Perfect hash function for integer sequence

Given a set of integers (sequence) 1…999_999 (for example) I need to map each individual integer to another integer in the same set 1:1 randomly (distribution depends on seed). Hash function must be scalable to large sets, so shuffling and storing all values in the memory is not an option. Is there any good way of doing this?

Some examples:


// 1..3 seq
lowerBound = 1;
upperBound = 3;

seed = 1

h1 = makeHashFn(lowerBound, upperBound, seed)

h1(1) // 2
h1(2) // 3
h1(3) // 1

newSeed = 2

h2 = makeHashFn(lowerBound, upperBound, newSeed)

h2(1) // 3
h2(2) // 1
h2(2) // 2

Solution

It's not possible to do this without any kind of memory usage.

If you're happy for number collisions to happen, it is possible, but otherwise, you can't really have it be random and stateless.

What you can do though, is shuffle a list of all indices randomly.
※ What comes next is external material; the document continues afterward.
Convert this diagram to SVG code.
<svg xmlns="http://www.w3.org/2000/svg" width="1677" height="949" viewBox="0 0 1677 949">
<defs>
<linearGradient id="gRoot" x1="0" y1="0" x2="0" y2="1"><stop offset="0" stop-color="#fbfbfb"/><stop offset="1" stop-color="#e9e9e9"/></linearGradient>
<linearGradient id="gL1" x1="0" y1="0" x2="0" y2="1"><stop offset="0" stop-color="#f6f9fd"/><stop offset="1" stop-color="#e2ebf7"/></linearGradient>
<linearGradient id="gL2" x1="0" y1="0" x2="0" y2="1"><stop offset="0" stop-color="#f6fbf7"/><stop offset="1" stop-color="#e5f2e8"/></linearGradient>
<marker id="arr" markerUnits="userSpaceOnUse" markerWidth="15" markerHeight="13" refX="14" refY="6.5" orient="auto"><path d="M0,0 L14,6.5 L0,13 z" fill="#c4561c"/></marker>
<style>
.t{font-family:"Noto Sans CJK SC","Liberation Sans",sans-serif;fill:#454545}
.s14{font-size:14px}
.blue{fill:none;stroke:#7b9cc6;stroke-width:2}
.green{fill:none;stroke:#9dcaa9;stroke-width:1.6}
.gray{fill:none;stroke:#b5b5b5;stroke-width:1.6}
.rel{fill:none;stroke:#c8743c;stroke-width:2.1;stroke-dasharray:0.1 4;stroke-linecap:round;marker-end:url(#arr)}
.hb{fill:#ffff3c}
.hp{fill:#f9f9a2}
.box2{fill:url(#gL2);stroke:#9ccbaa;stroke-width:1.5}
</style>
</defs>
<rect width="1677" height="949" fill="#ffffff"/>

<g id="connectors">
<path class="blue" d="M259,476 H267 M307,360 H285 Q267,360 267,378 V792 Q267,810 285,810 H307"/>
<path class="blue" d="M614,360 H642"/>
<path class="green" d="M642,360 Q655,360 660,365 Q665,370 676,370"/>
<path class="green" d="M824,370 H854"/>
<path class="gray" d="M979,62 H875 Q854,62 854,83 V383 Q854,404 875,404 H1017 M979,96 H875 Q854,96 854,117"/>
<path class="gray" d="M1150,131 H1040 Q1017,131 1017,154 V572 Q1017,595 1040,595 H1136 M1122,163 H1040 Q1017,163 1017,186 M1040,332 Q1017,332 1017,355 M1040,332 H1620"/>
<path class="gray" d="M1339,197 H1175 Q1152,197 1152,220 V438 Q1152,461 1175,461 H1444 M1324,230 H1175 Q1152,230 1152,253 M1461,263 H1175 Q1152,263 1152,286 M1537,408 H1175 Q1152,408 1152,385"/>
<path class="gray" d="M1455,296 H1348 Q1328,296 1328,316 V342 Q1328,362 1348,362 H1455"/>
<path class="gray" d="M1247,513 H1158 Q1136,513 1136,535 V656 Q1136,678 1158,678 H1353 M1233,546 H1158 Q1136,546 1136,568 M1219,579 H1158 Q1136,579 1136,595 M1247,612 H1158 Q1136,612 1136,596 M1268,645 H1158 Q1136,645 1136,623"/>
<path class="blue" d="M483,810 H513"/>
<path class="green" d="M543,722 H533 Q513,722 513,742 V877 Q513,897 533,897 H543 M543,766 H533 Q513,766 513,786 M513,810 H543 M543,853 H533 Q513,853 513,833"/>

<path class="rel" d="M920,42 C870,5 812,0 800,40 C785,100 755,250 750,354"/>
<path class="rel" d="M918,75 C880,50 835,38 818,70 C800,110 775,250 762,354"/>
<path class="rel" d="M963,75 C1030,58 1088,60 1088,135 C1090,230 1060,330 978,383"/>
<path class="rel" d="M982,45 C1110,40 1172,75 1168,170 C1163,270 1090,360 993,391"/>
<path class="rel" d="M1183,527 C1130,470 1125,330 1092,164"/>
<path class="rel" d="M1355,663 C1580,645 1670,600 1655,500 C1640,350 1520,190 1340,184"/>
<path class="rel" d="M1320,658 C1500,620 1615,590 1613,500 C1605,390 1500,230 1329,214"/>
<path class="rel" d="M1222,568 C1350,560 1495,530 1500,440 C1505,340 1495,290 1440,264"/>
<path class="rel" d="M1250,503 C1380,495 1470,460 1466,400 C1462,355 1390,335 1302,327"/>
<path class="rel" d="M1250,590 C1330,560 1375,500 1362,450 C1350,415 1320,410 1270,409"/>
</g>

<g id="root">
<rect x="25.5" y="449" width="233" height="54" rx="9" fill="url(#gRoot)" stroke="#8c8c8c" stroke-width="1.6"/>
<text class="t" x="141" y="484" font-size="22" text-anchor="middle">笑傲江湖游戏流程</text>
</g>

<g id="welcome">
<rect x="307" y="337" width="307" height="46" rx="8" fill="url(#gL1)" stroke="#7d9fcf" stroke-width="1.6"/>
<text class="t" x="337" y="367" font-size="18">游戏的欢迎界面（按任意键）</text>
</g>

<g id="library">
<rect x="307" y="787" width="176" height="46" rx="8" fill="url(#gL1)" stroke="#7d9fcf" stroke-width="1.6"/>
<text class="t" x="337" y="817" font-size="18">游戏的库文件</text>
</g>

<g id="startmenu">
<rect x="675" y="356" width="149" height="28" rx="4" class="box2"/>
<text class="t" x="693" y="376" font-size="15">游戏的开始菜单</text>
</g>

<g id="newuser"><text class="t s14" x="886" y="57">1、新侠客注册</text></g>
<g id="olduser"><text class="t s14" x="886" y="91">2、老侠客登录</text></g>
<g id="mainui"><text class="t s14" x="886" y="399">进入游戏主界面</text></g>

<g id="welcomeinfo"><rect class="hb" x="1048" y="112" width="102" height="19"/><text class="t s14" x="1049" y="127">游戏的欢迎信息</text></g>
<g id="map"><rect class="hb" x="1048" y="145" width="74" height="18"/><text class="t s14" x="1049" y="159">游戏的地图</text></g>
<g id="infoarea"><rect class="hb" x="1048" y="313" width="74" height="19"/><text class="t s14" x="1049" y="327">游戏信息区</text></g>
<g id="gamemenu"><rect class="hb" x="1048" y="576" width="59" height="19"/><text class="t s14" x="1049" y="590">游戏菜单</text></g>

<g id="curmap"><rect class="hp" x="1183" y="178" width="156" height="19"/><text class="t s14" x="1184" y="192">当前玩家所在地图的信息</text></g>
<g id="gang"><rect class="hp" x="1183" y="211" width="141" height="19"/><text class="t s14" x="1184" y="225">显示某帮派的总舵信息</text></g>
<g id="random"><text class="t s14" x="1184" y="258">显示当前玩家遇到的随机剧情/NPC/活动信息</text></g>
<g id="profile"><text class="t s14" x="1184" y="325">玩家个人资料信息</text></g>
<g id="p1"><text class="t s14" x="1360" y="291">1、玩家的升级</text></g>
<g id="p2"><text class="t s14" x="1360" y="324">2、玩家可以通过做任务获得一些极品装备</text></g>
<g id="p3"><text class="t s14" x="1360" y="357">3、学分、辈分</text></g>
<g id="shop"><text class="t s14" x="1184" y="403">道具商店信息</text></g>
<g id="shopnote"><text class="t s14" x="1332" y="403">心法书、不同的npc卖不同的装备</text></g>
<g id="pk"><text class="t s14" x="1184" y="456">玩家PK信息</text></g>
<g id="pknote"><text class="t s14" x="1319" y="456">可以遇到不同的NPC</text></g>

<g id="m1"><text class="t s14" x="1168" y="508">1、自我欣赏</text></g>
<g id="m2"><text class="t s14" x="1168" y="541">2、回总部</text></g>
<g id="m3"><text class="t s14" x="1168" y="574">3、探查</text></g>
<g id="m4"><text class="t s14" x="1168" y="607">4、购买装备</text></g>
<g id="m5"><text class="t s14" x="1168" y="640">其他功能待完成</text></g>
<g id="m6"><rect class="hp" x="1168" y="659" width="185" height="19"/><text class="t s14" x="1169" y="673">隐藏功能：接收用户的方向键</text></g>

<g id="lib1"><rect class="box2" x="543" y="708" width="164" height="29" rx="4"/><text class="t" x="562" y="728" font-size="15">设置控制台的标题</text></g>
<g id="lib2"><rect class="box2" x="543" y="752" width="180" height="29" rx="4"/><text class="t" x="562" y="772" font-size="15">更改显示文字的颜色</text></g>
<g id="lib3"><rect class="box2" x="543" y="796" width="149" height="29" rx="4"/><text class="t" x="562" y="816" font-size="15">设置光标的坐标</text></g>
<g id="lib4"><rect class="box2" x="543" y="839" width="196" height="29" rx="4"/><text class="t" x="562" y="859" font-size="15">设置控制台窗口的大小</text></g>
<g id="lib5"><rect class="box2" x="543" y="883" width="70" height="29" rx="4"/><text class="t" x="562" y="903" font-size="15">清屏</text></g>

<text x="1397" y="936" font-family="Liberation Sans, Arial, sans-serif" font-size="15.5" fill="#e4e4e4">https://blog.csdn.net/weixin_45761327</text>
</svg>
That would be only 4 or 8 bytes per list element, which is fairly reasonable for most applications.

If you use a deterministic seeded RNG to shuffle the indices, the result will be the same every time, and in that case, you would not need to store the shuffled indices, rather you could regenerate them and discard them as needed for your memory requirements.

There aren't any silver bullets, every solution to this problem will have significant tradeoffs. If you have a supermassive database with billions of entries, it's probably better to step back and redefine the problem in a more efficient way.